(Given data)
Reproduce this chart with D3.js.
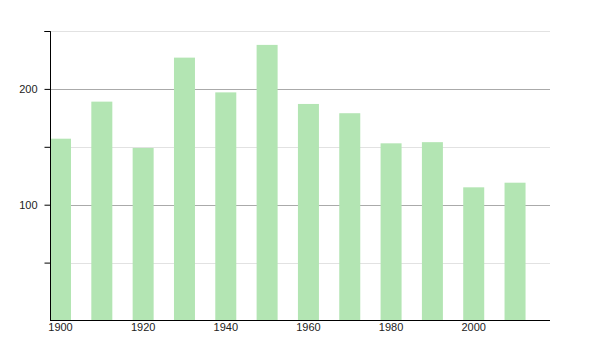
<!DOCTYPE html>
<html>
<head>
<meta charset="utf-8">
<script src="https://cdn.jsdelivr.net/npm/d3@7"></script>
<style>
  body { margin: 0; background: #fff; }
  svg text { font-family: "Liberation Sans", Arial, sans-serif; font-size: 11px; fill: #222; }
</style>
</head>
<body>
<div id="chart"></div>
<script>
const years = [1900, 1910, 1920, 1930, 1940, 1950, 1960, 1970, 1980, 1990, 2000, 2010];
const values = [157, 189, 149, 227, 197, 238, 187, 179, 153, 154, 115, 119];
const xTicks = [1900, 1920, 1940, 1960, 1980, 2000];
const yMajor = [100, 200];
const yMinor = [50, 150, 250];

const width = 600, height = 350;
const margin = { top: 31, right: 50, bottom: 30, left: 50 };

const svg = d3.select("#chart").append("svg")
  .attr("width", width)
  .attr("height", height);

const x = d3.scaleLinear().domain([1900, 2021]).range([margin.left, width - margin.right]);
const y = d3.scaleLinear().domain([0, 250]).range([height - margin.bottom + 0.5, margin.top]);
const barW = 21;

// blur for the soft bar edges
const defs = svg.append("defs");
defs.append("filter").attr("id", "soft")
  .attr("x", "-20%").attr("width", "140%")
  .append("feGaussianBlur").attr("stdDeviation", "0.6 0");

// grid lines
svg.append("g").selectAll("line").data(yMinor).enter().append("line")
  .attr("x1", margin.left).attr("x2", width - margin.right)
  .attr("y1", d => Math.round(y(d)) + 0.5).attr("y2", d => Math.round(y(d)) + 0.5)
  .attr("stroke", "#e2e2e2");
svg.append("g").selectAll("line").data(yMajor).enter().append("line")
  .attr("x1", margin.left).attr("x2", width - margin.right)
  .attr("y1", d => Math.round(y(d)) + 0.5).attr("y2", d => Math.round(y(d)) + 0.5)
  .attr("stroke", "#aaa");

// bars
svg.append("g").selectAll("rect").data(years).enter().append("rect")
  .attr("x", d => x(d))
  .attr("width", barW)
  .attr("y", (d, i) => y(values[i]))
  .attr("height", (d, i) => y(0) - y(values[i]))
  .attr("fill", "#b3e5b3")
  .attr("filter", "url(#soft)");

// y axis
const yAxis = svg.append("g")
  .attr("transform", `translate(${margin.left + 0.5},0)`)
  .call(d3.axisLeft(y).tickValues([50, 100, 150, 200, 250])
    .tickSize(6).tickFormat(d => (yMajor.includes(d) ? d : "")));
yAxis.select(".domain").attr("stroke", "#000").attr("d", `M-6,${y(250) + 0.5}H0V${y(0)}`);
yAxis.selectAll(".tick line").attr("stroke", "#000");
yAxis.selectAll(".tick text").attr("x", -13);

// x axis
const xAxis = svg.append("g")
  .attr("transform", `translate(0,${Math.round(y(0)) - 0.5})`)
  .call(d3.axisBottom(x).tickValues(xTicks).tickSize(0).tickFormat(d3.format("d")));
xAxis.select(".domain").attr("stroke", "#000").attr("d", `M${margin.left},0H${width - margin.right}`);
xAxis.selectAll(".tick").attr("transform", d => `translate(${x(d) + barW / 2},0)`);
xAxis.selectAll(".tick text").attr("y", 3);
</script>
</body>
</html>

(Task brief) Write out the whole listing exactly, and drop the pictures.

(Response to the exercise)
Reproduce this chart with D3.js.
<!DOCTYPE html>
<html>
<head>
<meta charset="utf-8">
<script src="https://cdn.jsdelivr.net/npm/d3@7"></script>
<style>
  body { margin: 0; background: #fff; }
  svg text { font-family: "Liberation Sans", Arial, sans-serif; font-size: 11px; fill: #222; }
</style>
</head>
<body>
<div id="chart"></div>
<script>
const years = [1900, 1910, 1920, 1930, 1940, 1950, 1960, 1970, 1980, 1990, 2000, 2010];
const values = [157, 189, 149, 227, 197, 238, 187, 179, 153, 154, 115, 119];
const xTicks = [1900, 1920, 1940, 1960, 1980, 2000];
const yMajor = [100, 200];
const yMinor = [50, 150, 250];

const width = 600, height = 350;
const margin = { top: 31, right: 50, bottom: 30, left: 50 };

const svg = d3.select("#chart").append("svg")
  .attr("width", width)
  .attr("height", height);

const x = d3.scaleLinear().domain([1900, 2021]).range([margin.left, width - margin.right]);
const y = d3.scaleLinear().domain([0, 250]).range([height - margin.bottom + 0.5, margin.top]);
const barW = 21;

// blur for the soft bar edges
const defs = svg.append("defs");
defs.append("filter").attr("id", "soft")
  .attr("x", "-20%").attr("width", "140%")
  .append("feGaussianBlur").attr("stdDeviation", "0.6 0");

// grid lines
svg.append("g").selectAll("line").data(yMinor).enter().append("line")
  .attr("x1", margin.left).attr("x2", width - margin.right)
  .attr("y1", d => Math.round(y(d)) + 0.5).attr("y2", d => Math.round(y(d)) + 0.5)
  .attr("stroke", "#e2e2e2");
svg.append("g").selectAll("line").data(yMajor).enter().append("line")
  .attr("x1", margin.left).attr("x2", width - margin.right)
  .attr("y1", d => Math.round(y(d)) + 0.5).attr("y2", d => Math.round(y(d)) + 0.5)
  .attr("stroke", "#aaa");

// bars
svg.append("g").selectAll("rect").data(years).enter().append("rect")
  .attr("x", d => x(d))
  .attr("width", barW)
  .attr("y", (d, i) => y(values[i]))
  .attr("height", (d, i) => y(0) - y(values[i]))
  .attr("fill", "#b3e5b3")
  .attr("filter", "url(#soft)");

// y axis
const yAxis = svg.append("g")
  .attr("transform", `translate(${margin.left + 0.5},0)`)
  .call(d3.axisLeft(y).tickValues([50, 100, 150, 200, 250])
    .tickSize(6).tickFormat(d => (yMajor.includes(d) ? d : "")));
yAxis.select(".domain").attr("stroke", "#000").attr("d", `M-6,${y(250) + 0.5}H0V${y(0)}`);
yAxis.selectAll(".tick line").attr("stroke", "#000");
yAxis.selectAll(".tick text").attr("x", -13);

// x axis
const xAxis = svg.append("g")
  .attr("transform", `translate(0,${Math.round(y(0)) - 0.5})`)
  .call(d3.axisBottom(x).tickValues(xTicks).tickSize(0).tickFormat(d3.format("d")));
xAxis.select(".domain").attr("stroke", "#000").attr("d", `M${margin.left},0H${width - margin.right}`);
xAxis.selectAll(".tick").attr("transform", d => `translate(${x(d) + barW / 2},0)`);
xAxis.selectAll(".tick text").attr("y", 3);
</script>
</body>
</html>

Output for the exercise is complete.